Because that seems a long time to wait, and May isn't completely out until the first of June which is a Sunday and I am bound by my (fairly specialised) religion not to remove any items made of wool on a Sunday, which means taking the picnic rug out of the back of the car is banned for starters.

Or are we talking about may like...

which, this far north, is sometimes not out until well into August, when I have become bonded to my clouts and have to soak them off in the bath.

Now I'm confused. Maybe I shall just keep all my clothes on and just throw some more pie at the fence...


Sunday 2 March 2014

Hello, people who read my words! I'm so glad you're out there...and thanks for the five stars...

It's life, pretty much as normal at the moment, chez Lovering - for which read 'everything is damp, we've run out of cheese, and I can't find my pen'.  But visible signs of Spring are giving me hope that, whilst the cheese situation may well continue, and I probably left my pen in the car, the damp is probably, at some point, going to give way to steam.  Which is nice.

The other day I met someone who actually reads my monthly Yorkshire Post column.  (For those to whom this is news, I write a monthly column in the Yorkshire Post. Oh. Yes, you probably could have taken that information from the sentence, couldn't you. Hmm, sorry.) Here is a sample of the complete twaddle that I talk over there.
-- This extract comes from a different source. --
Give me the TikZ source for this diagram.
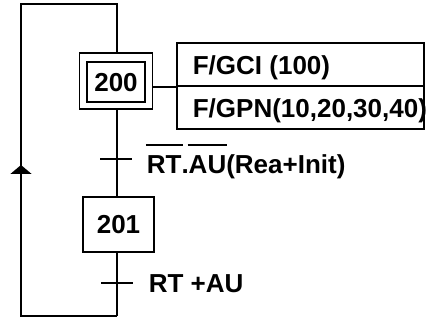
\documentclass[tikz,border=0pt]{standalone}
\usepackage{fontspec}
\setmainfont{Liberation Sans}
\usetikzlibrary{arrows.meta,calc}
\newcommand\myovl[1]{\setbox0\hbox{#1}\rlap{\raise 27pt\hbox{\kern-1pt\vrule width\dimexpr\wd0+2pt\relax height 2.5pt depth 0pt}}\box0}
\begin{document}
\begin{tikzpicture}[x=1pt,y=-1pt, line width=1.7pt,
  every node/.style={font=\fontsize{26}{31}\selectfont\bfseries},
  stepbox/.style={draw, rectangle, inner sep=0pt, text height=18.5pt, text depth=0pt},
  actbox/.style={draw, rectangle, inner sep=0pt, minimum width=247pt, minimum height=43pt},
  txt/.style={anchor=base west, inner sep=0pt}]
\useasboundingbox (0,0) rectangle (426,320);
% steps
\node[stepbox, minimum width=58pt, minimum height=40pt] (s200) at (116,82) {200};
\node[draw, rectangle, inner sep=0pt, minimum width=73pt, minimum height=56pt] (s200o) at (116,81) {};
\node[stepbox, minimum width=71pt, minimum height=55pt] (s201) at (118.5,224.5) {201};
% actions
\node[actbox] (a1) at (300.5,64.5) {};
\node[actbox] (a2) at (300.5,107.5) {};
\node[txt] (a1t) at (192,74.5) {F/GCI (100)};
\node[txt] (a2t) at (192,117.5) {F/GPN(10,20,30,40)};
\draw (s200o.east |- a1.south) -- (a1.south west);
% coordinates
\coordinate (top) at (117,4);
\coordinate (topl) at (21,4);
\coordinate (bot) at (117,316);
\coordinate (botl) at (21,316);
\coordinate (arr) at (21,165);
\coordinate (arrb) at (21,172);
\coordinate (t1) at (117,159);
\coordinate (t2) at (117,283);
% main line
\draw (s200o.south -| top) -- (s201.north -| top);
\draw (s201.south -| top) -- (bot);
\draw[-{Triangle[width=21pt,length=9pt]}] (bot) -- (botl) -- (arr);
\draw (arrb) -- (topl) -- (top) -- (s200o.north -| top);
% transitions
\draw ($(t1)+(-17,0)$) -- ($(t1)+(15,0)$);
\draw ($(t2)+(-16,0)$) -- ($(t2)+(16,0)$);
\node[txt] (l1) at (146,173.5) {\myovl{RT}.\myovl{AU}(Rea+Init)};
\node[txt] (l2) at (148,292.5) {RT +AU};
\end{tikzpicture}
\end{document}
It's very much the same as the complete twaddle that I talk on here actually, but it tends to have a more...Yorkshire flavour.  Yorkshire flavour is a sort of ..gravy, with a hint of seaside rock and an inexplicable twang of lavender, for some reason.



The taste of Yorkshire.  Sheep not pictured.
 I was a bit taken aback to realise that someone reads what I write.  I mean, I get reviews and things, and a huge number of them are very good, for which I am eternally grateful, but somehow I can never get my head around actual real people reading my books.  And columns, obviously.  Yes, I know people read this blog, sometimes, you know, if they've got nothing better to do and they've just picked up a packet of HobNobs and thought..'ah, yes, Jane likes HobNobs', or if something terrible happens to their fridge and they remember that I am the Queen of Terrible Things Happening to Appliances, and wish to check whether or not the tank in the attic that caused water to pour all over my DD3's bedroom floor, thus making her carpet inexplicably smell of the Cheese We Haven't Got (another long, pointless and boring story which will probably be next week's blog post) ever got mended.

It did.  There.

Anyway.  There I was, wearing pretty much only mud and a hat, being regaled by someone who lives in my village about my Yorkshire Post newspaper column. And all I could think of to say was 'you read it?  You seriously read it?'  I'm a bit like that with the books too.  Whenever someone who isn't either related to me or associated with me in some format or another (ie, will die at my hand if they admit to never having read a word I've written) tells me that they've got one of my books, I adopt a kind of 'recently dead smile' and lose all my words.  What do you say?  I can usually stammer out a 'I hope you enjoyed it' and pray that they don't come back with 'no, not very much, actually'.  Which people, confronted by an author wearing her pants on her head and a wild look in her eye, tend not to do.  Wisely, in my opinion.  And then I look and find that I've got a Five Star Review for Please Don't Stop the Music and a comment of 'best book I've read in ages'!

By the way, if you've never looked at my reviews for some of my books, do go and check them out.  Particularly the one-star ones, which are generally good for a laugh.  I mean, they hurt a bit at the time, but then I just go and read the five star ones, which outnumber the one stars by quite a bit (I could do the percentages but...actually, no, I couldn't. I get a bit wobbly around decimal points too).

So, general upshot of this entire post is - thanks for reading, chaps.